Politico: “From the spot where George W. Bush spoke the night of Sept. 11, Richard Nixon resigned and John F. Kennedy talked civil rights and the Cuban Missile Crisis (all seated, behind where he stood), Obama looked firmly into the camera and gave America a not-so-peppy pep talk.”

The New York Times said he was trying “to make the case that his administration was ahead of the problem, not playing catch-up — contrary to the critiques presented by many of his former counterterrorism advisers.”

National Review’s Jim Geraghty: “Obama speaks with only one tone, the slightly exasperated and sometimes not-merely-slightly exasperated ‘adult in the room’ who constantly has to correct his fellow Americans, who are always flying off the handle,

And MSNBC’s Joe Scarborough tweeted: “God. Is this guy really going to be responsible for our fight against ISIS for the next year? Political platitudes replace military strategy.”

About the only semi-positive assessment I saw was from Slate’s Fred Kaplan. His headline:

“Obama's Honesty on ISIS is Better Than Conservatives' Reckless Delusions.”

His point was that Obama “doesn’t have dramatic answers,” but none of the Republican candidates do either. Pretty faint praise.

Obama’s message amounted to stay the course, but that’s less than calming after the last two attacks. He reiterated that he doesn’t want to see America at war with Islam.
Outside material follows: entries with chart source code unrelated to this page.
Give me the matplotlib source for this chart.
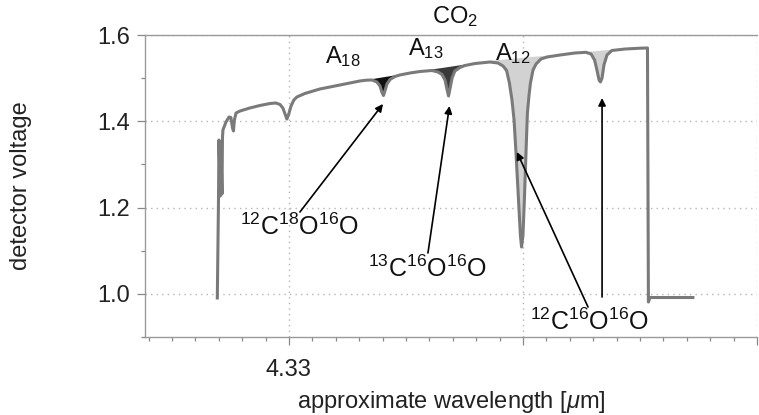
import numpy as np
import matplotlib
matplotlib.use("Agg")
import matplotlib.pyplot as plt
from matplotlib.ticker import FixedLocator, FixedFormatter, MultipleLocator

# ---------------- data ----------------
wavelength = [
    4.32694, 4.32699, 4.32701, 4.32707, 4.32709, 4.32714, 4.32716, 4.32718,
    4.32731, 4.32744, 4.32752, 4.32759, 4.32763, 4.32767, 4.32774, 4.32791,
    4.32833, 4.32876, 4.32919, 4.32944, 4.32962, 4.32974, 4.32985, 4.32991,
    4.32998, 4.33009, 4.33021, 4.33034, 4.33068, 4.33132, 4.33218, 4.33303,
    4.33329, 4.33355, 4.33376, 4.33389, 4.33397, 4.33404, 4.33410, 4.33419,
    4.33432, 4.33453, 4.33474, 4.33517, 4.33560, 4.33611, 4.33637, 4.33654,
    4.33667, 4.33675, 4.33682, 4.33688, 4.33697, 4.33709, 4.33731, 4.33752,
    4.33795, 4.33859, 4.33893, 4.33915, 4.33930, 4.33942, 4.33953, 4.33962,
    4.33970, 4.33981, 4.33989, 4.33994, 4.34000, 4.34006, 4.34013, 4.34019,
    4.34026, 4.34032, 4.34043, 4.34056, 4.34077, 4.34103, 4.34158, 4.34222,
    4.34269, 4.34291, 4.34306, 4.34316, 4.34325, 4.34331, 4.34338, 4.34346,
    4.34359, 4.34380, 4.34436, 4.34500, 4.34532, 4.34536, 4.34543, 4.34726,
]
voltage = [
    0.9904, 1.2175, 1.3566, 1.2268, 1.3520, 1.2315, 1.3613, 1.3798,
    1.3983, 1.4099, 1.4088, 1.3844, 1.3775, 1.4030, 1.4192, 1.4238,
    1.4308, 1.4366, 1.4412, 1.4424, 1.4389, 1.4308, 1.4146, 1.4053,
    1.4146, 1.4354, 1.4493, 1.4563, 1.4644, 1.4748, 1.4841, 1.4934,
    1.4952, 1.4957, 1.4911, 1.4818, 1.4679, 1.4598, 1.4702, 1.4864,
    1.4969, 1.5038, 1.5073, 1.5119, 1.5154, 1.5177, 1.5142, 1.5084,
    1.4957, 1.4748, 1.4586, 1.4748, 1.5003, 1.5166, 1.5247, 1.5293,
    1.5339, 1.5374, 1.5351, 1.5281, 1.5177, 1.4887, 1.4493, 1.4030,
    1.3288, 1.2175, 1.1364, 1.1086, 1.1364, 1.2175, 1.3288, 1.4192,
    1.4609, 1.4887, 1.5189, 1.5328, 1.5444, 1.5490, 1.5536, 1.5583,
    1.5599, 1.5560, 1.5420, 1.5189, 1.4957, 1.4911, 1.5003, 1.5305,
    1.5536, 1.5641, 1.5675, 1.5694, 1.5699, 0.9811, 0.9915, 0.9915,
]

# baselines (start/end) of the shaded absorption areas
a18_base_wl = [4.33303, 4.33474]
a18_base_v = [1.4945, 1.5096]
a13_base_wl = [4.33594, 4.33765]
a13_base_v = [1.5200, 1.5339]
a12_base_wl = [4.33850, 4.34526]
a12_base_v = [1.5409, 1.5745]

x_major = [4.33, 4.34, 4.35]
x_major_labels = ["4.33", "", ""]
y_major = [1.0, 1.2, 1.4, 1.6]
y_major_labels = ["1.0", "1.2", "1.4", "1.6"]
y_minor = [0.9, 1.1, 1.3, 1.5]

molecules = [r"$^{12}$C$^{18}$O$^{16}$O", r"$^{13}$C$^{16}$O$^{16}$O", r"$^{12}$C$^{16}$O$^{16}$O"]
area_labels = [r"A$_{18}$", r"A$_{13}$", r"A$_{12}$"]

# ---------------- style ----------------
plt.rcParams['font.family'] = ['Liberation Sans', 'DejaVu Sans']
plt.rcParams['mathtext.fontset'] = 'custom'
plt.rcParams['mathtext.rm'] = 'Liberation Sans'
plt.rcParams['mathtext.it'] = 'Liberation Sans:italic'
plt.rcParams['mathtext.bf'] = 'Liberation Sans:bold'

fig = plt.figure(figsize=(7.59, 4.15), dpi=100)
ax = fig.add_axes([145 / 759, 78 / 415, 612 / 759, 302 / 415])

wl = np.array(wavelength)
v = np.array(voltage)


def shade(bx, bv, color):
    m = (wl >= bx[0] - 1e-9) & (wl <= bx[1] + 1e-9)
    xs = wl[m]
    vs = v[m]
    bs = np.interp(xs, bx, bv)
    ax.fill_between(xs, vs, bs, where=vs <= bs, interpolate=True,
                    color=color, lw=0, zorder=2)


shade(a12_base_wl, a12_base_v, '#d2d2d2')
shade(a18_base_wl, a18_base_v, '#111111')
shade(a13_base_wl, a13_base_v, '#3a3a3a')

ax.plot(wl, v, color='#7a7a7a', lw=2.2, solid_joinstyle='round', zorder=3)

ax.set_xlim(4.32385, 4.35)
ax.set_ylim(0.9, 1.6)

ax.xaxis.set_major_locator(FixedLocator(x_major))
ax.xaxis.set_major_formatter(FixedFormatter(x_major_labels))
ax.xaxis.set_minor_locator(MultipleLocator(0.001))
ax.yaxis.set_major_locator(FixedLocator(y_major))
ax.yaxis.set_major_formatter(FixedFormatter(y_major_labels))
ax.yaxis.set_minor_locator(FixedLocator(y_minor))

ax.tick_params(which='major', direction='out', length=6, width=0.9, color='#888888',
               labelsize=17, labelcolor='#222222')
ax.tick_params(axis='x', which='major', pad=10)
ax.tick_params(axis='y', which='major', pad=5)
ax.tick_params(which='minor', direction='out', length=3, width=0.9, color='#888888')

ax.grid(True, which='major', linestyle=(0, (1, 3)), color='#b5b5b5', lw=1.0)
for s in ['left', 'bottom', 'top']:
    ax.spines[s].set_color('#9a9a9a')
    ax.spines[s].set_linewidth(1.0)
ax.spines['right'].set_visible(False)

ax.set_xlabel(r"approximate wavelength [$\mu$m]", fontsize=17, color='#222222')
ax.set_ylabel("detector voltage", fontsize=17, color='#222222')
ax.xaxis.set_label_coords(0.5, -0.172)
ax.yaxis.set_label_coords(-0.185, 0.5)

# texts
ax.text(4.33709, 1.6417, r"CO$_2$", fontsize=17, ha='center', va='center', color='#111111')
ax.text(4.33154, 1.5351, area_labels[0], fontsize=17, ha='left', va='baseline', color='#111111')
ax.text(4.33509, 1.5536, area_labels[1], fontsize=17, ha='left', va='baseline', color='#111111')
ax.text(4.33880, 1.5420, area_labels[2], fontsize=17, ha='left', va='baseline', color='#111111')

ax.text(4.33047, 1.1364, molecules[0], fontsize=18, ha='center', va='baseline', color='#111111', zorder=5)
ax.text(4.33594, 1.0391, molecules[1], fontsize=18, ha='center', va='baseline', color='#111111', zorder=5)
ax.text(4.34286, 0.9162, molecules[2], fontsize=18, ha='center', va='baseline', color='#111111', zorder=5)

arrow_props = dict(arrowstyle='-|>', color='black', lw=1.2, mutation_scale=11,
                   shrinkA=0, shrinkB=0)
arrows = [
    ((4.33402, 1.4401), (4.33047, 1.1897)),
    ((4.33686, 1.4354), (4.33594, 1.0947)),
    ((4.33974, 1.3288), (4.34278, 0.9695)),
    ((4.34338, 1.4540), (4.34338, 0.9927)),
]
for head, tail in arrows:
    ax.annotate('', xy=head, xytext=tail, arrowprops=arrow_props, zorder=4)

fig.savefig('out.png', dpi=100)
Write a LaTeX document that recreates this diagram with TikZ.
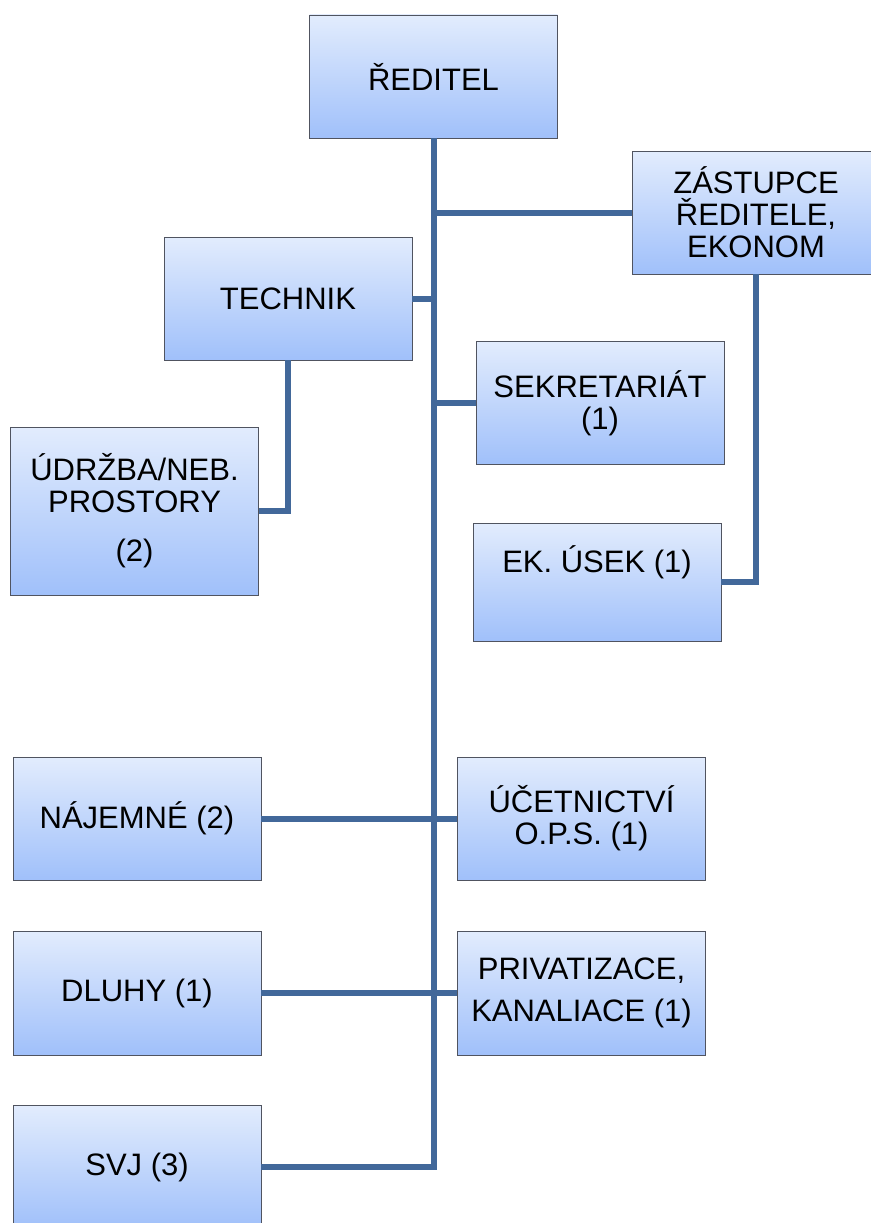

And he again called for gun control measures, including the denial of purchases to those on the no-fly list.

Which leads me to this thought-provoking post by Josh Marshall, editor of the liberal Talking Points Memo:

“The president now comes out after every mass shooting and, with (understandably) building frustration, says the country will eventually have to get serious and tackle this problem, knowing full well that it doesn't seem likely that's going to happen any time in the remotely near future - certainly not during his presidency. A big part of the outrage to this constant string of mass shootings is not just the carnage itself but the near certainty that no matter how frequent these massacres become, no matter how young the victims, no matter how high the body count, absolutely nothing is going to happen to make it harder to get a gun to go kill people. That means that when we talk about 'gun control' the first thing almost everybody thinks is about something that is never going to happen, because our polarized politics won't letter it happen.

“So coming into the debate about terrorism, a topic which grips the national psyche like almost no other issue, talking about gun control is not only iffy on the policy merits but sends a very bad signal that what you're proposing to get a handle on the problem is something we all know to a damn certainty isn't even going to happen.”

An interesting argument from the left. Obama wants gun control. Many Democrats want gun control. But gun control is going nowhere; the president has never even gotten any bill to a committee vote.

The pundits, in their unanimity, could be wrong. Sometimes presidential speeches connect with the public despite being panned by the press. But at the moment, there’s no sign that Obama has changed the tenor of the terror debate.